The term “man crush”—which, like bromance, connotes a male relationship that resides somewhere between platonic and romantic—is already this year’s official media catchphrase. “Rams GM Devaney Has a Man Crush on Eugene Monroe” gossips manlier-than-thou NFLGridironGab.com. “Warren Buffett’s Chinese Man Crush” titters the headline on a Business Insider profile of CEO Wang Chuan-Fu. And while it’s not all that surprising to find Newsday’s music critic proclaiming his “man-crush renewed” after a Seal concert, it’s less expected in a Boston Globe story about President Obama and Nicolas Sarkozy, or in an AOL News piece about the King of Saudi Arabia.

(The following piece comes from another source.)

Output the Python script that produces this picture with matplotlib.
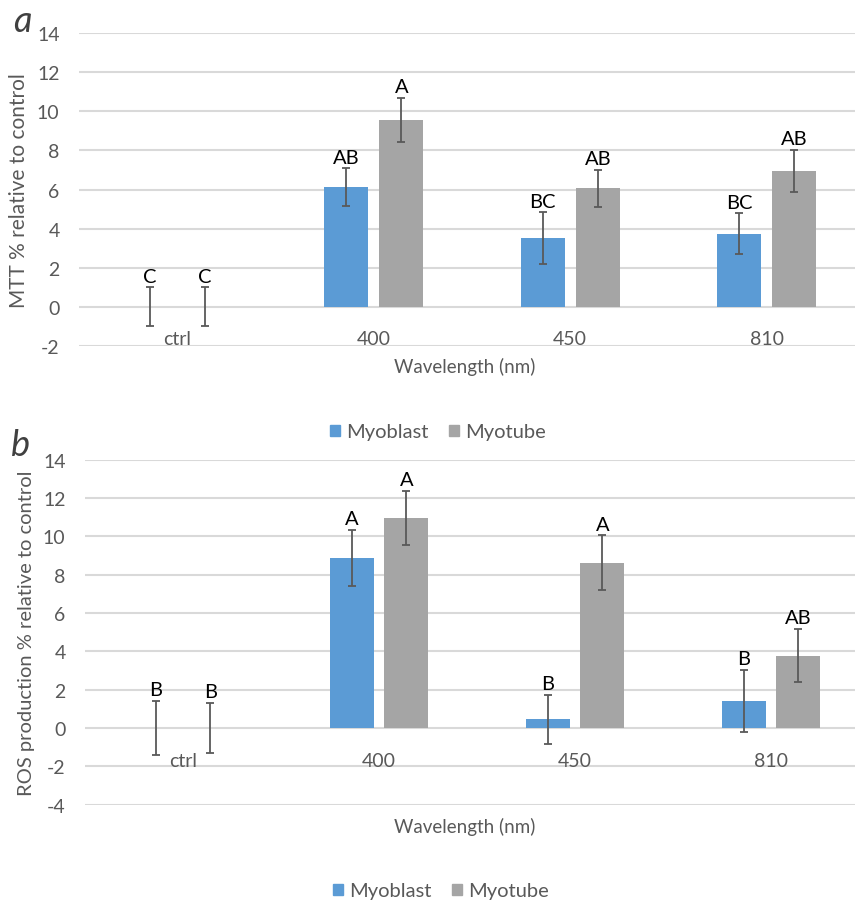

It’s an emerging version of male bisexuality that’s more pose than sincere. The celebrities who engage in it take pains to make it clear they’re straight—half-ironically goofing around, often as a blatant grab for attention. But the fact that they’re even taking it that far is something new. Take Jimmy Kimmel’s 2008 YouTube sensation “I’m Fucking Ben Affleck,” created in response to his then-girlfriend Sarah Silverman’s “I’m Fucking Matt Damon” video. Five years ago, few male celebrities went there, and the ones who did were often already branded as outsiders, like Michael Stipe. Now, the most mainstream of leading men clamor to act bi for the camera.